→ Task objective
Write out the entries below exactly, starting at the first line and stopping after the line that contains "(822.5,209) circle (196);"; skip all pictures.
══════
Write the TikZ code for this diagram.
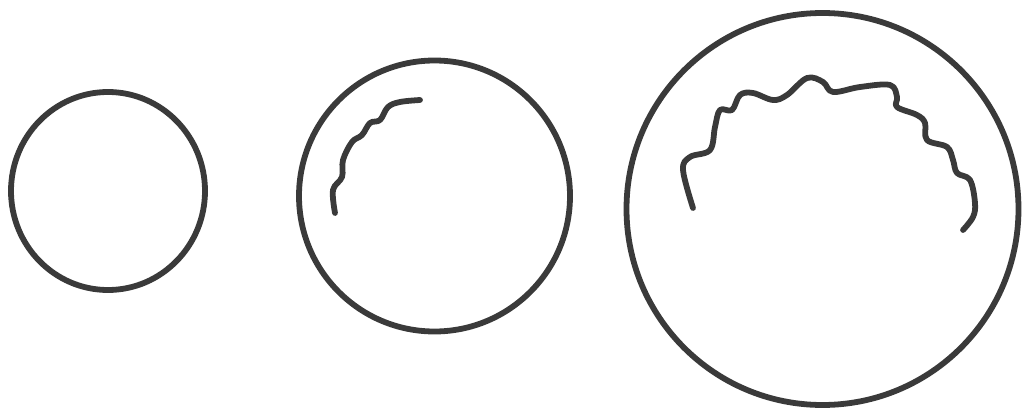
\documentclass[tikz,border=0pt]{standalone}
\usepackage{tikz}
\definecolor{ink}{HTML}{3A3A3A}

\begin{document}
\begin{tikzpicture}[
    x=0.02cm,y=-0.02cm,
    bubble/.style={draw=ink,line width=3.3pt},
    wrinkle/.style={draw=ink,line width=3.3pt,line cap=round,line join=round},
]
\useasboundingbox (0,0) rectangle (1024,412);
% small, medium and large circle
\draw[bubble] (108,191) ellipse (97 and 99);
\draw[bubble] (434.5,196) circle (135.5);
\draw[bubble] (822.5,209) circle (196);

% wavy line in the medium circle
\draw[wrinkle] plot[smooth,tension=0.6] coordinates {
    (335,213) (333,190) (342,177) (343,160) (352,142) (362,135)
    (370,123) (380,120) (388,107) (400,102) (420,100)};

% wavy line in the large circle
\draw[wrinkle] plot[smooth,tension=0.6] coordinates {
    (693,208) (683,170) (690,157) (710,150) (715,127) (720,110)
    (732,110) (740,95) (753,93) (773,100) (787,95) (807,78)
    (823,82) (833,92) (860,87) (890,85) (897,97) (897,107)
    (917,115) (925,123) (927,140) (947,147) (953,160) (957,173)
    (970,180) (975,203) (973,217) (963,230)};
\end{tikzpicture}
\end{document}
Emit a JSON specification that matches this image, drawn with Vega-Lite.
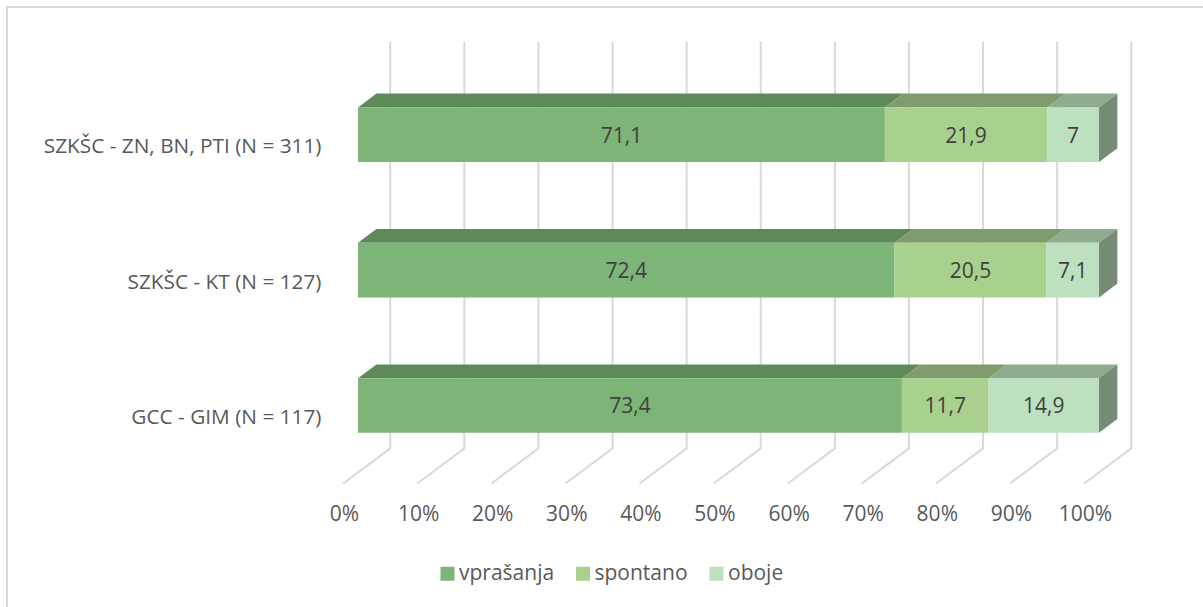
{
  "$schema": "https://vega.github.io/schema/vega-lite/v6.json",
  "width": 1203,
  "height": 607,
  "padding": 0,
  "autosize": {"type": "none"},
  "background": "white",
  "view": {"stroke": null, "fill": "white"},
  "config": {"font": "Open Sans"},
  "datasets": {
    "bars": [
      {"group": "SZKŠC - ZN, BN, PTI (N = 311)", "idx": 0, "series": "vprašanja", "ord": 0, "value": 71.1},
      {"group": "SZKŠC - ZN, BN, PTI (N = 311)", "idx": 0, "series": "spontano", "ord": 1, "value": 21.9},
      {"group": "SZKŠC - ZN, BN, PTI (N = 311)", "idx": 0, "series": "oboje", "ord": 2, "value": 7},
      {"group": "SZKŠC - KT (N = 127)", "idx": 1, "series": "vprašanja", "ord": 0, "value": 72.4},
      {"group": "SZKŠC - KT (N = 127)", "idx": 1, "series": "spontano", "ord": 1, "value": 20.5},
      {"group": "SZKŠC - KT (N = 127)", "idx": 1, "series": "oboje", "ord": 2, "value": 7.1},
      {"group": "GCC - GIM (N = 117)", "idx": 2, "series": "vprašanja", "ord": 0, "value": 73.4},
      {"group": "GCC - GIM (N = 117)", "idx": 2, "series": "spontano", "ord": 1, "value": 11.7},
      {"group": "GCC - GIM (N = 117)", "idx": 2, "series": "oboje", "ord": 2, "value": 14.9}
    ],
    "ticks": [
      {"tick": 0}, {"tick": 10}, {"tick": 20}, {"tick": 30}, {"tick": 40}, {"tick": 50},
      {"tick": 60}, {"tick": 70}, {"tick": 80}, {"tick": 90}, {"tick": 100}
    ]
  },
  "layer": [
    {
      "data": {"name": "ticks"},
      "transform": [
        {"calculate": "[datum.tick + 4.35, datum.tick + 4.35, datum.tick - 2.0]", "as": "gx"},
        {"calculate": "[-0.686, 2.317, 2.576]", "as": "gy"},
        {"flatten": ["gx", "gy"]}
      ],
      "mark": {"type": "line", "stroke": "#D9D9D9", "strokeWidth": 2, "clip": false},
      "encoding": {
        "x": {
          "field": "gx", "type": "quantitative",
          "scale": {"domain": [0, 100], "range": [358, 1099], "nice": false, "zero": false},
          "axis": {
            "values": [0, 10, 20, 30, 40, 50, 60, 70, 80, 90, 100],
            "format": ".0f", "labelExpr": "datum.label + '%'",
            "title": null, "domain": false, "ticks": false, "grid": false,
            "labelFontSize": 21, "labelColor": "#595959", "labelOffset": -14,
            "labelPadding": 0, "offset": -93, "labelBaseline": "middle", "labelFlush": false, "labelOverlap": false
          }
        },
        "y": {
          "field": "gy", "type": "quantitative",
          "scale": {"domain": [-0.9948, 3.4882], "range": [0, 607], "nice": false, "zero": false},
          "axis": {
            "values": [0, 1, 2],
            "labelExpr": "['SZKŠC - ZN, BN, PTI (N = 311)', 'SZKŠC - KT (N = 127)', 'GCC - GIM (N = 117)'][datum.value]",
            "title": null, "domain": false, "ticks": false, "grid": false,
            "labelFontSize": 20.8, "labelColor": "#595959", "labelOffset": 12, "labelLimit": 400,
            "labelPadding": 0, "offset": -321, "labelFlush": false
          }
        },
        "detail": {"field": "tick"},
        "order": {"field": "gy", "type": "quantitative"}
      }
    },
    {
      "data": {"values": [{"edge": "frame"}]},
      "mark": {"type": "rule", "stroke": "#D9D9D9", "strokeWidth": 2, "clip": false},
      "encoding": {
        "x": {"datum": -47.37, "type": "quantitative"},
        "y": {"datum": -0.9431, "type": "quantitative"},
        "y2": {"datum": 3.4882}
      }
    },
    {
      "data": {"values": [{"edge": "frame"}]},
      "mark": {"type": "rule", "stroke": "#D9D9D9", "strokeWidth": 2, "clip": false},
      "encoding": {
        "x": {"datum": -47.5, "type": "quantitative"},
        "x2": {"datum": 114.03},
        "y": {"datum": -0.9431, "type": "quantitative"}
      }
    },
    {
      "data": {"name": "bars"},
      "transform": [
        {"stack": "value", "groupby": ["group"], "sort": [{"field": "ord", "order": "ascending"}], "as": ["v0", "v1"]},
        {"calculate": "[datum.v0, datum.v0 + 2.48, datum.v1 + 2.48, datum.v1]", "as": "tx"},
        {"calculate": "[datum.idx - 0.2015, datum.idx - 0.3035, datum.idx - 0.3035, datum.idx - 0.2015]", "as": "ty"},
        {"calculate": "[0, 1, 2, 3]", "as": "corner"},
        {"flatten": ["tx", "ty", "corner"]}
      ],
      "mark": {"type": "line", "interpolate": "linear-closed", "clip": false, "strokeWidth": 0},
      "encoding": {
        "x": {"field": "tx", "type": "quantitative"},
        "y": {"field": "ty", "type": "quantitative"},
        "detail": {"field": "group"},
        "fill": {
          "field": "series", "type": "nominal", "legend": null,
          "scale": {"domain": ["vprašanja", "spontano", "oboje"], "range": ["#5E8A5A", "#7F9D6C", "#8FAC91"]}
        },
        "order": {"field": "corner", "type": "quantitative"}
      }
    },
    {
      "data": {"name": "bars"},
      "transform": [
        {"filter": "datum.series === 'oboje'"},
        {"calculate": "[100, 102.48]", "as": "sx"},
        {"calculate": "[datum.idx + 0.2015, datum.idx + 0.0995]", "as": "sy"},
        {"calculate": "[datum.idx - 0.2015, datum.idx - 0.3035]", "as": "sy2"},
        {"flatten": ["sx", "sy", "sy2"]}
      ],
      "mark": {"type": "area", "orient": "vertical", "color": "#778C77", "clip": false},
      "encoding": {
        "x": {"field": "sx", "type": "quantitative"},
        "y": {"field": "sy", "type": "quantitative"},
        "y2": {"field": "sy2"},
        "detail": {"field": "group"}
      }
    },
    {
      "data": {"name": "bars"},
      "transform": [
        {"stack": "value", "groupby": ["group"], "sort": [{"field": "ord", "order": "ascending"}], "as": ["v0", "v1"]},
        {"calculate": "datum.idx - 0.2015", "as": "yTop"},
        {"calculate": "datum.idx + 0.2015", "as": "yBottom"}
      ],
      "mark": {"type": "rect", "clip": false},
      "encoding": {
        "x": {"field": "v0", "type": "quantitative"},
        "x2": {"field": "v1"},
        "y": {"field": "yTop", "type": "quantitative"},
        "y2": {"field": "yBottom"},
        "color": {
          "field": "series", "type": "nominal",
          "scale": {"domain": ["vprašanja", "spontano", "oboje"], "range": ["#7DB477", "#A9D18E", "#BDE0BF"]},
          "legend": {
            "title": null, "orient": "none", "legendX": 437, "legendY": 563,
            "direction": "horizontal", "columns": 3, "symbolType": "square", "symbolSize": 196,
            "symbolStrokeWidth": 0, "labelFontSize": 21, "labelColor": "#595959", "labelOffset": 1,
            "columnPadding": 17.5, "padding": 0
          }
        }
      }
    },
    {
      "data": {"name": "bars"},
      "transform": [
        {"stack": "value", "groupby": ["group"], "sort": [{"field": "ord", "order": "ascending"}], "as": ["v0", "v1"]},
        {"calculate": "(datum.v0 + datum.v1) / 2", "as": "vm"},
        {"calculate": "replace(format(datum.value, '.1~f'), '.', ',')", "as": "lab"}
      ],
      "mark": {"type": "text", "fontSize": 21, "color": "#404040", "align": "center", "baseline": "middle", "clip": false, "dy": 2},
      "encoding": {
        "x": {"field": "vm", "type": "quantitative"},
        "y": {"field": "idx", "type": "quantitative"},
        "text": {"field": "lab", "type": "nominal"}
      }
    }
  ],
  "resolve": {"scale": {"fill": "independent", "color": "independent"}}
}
══════
→ Solution for this problem
Write the TikZ code for this diagram.
\documentclass[tikz,border=0pt]{standalone}
\usepackage{tikz}
\definecolor{ink}{HTML}{3A3A3A}

\begin{document}
\begin{tikzpicture}[
    x=0.02cm,y=-0.02cm,
    bubble/.style={draw=ink,line width=3.3pt},
    wrinkle/.style={draw=ink,line width=3.3pt,line cap=round,line join=round},
]
\useasboundingbox (0,0) rectangle (1024,412);
% small, medium and large circle
\draw[bubble] (108,191) ellipse (97 and 99);
\draw[bubble] (434.5,196) circle (135.5);
\draw[bubble] (822.5,209) circle (196);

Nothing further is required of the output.